On leaving the GWL I took the train over to Partick, walking from the station (more orangry about!) to the Thornwood Roundabout to the St Louis Bar and Restaurant for an early evening meal. I discovered this bar a few months ago and have eaten there several times since. Would recommend giving it a try. The menu is quite extensive and reasonably priced. I have always enjoyed my tasty, well presented choices, and find the staff friendly and accommodating to people such as myself with ‘special requirements’ in respect of eating habits. I asked Ryan, one of the young barmen/waiters, what he liked best about working there. His reply was that he enjoyed being part of the community.

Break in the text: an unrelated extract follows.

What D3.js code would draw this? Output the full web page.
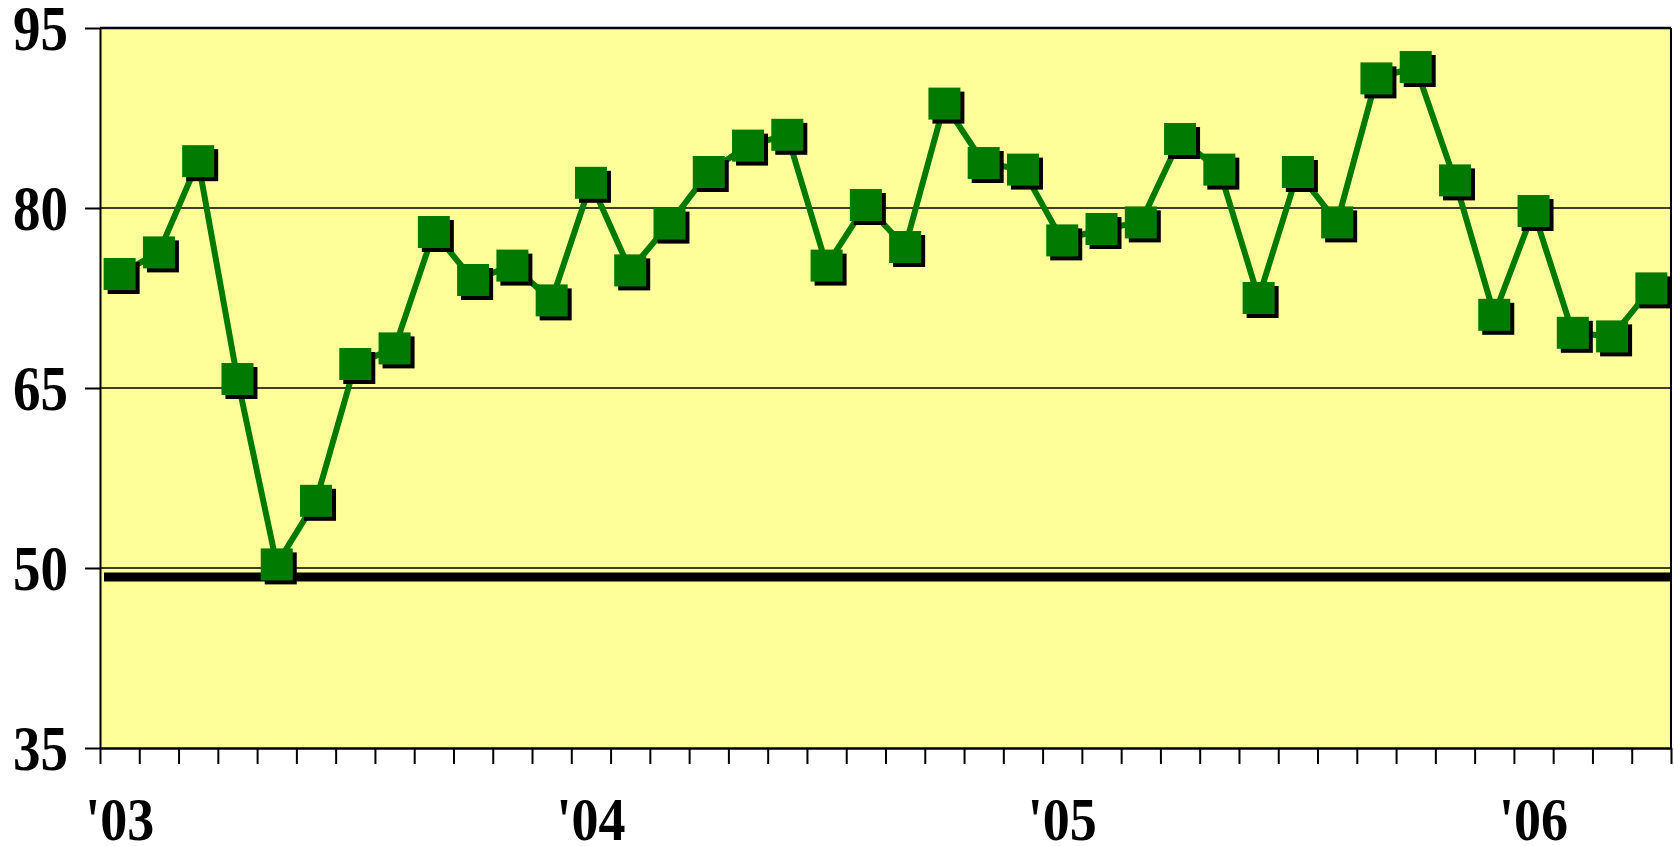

It’s an interesting place with a disparate collection of tables and chairs, offering a more relaxed atmosphere than the uniformity of many ‘chain’ bars and restaurants. It is obviously a popular place with an eclectic mix of clientele and many regulars including babies, toddlers and dogs - all well behaved during my visits so no complaints there. There is live music most nights and a jamming session once a month.
Hope to be more regular in my contributions but the road to hell etc
PS Some people may object to the use of scarfs as opposed to scarves as the plural of scarf. I have deliberately used the less common form to make a point to a friend of mine! She knows who she is!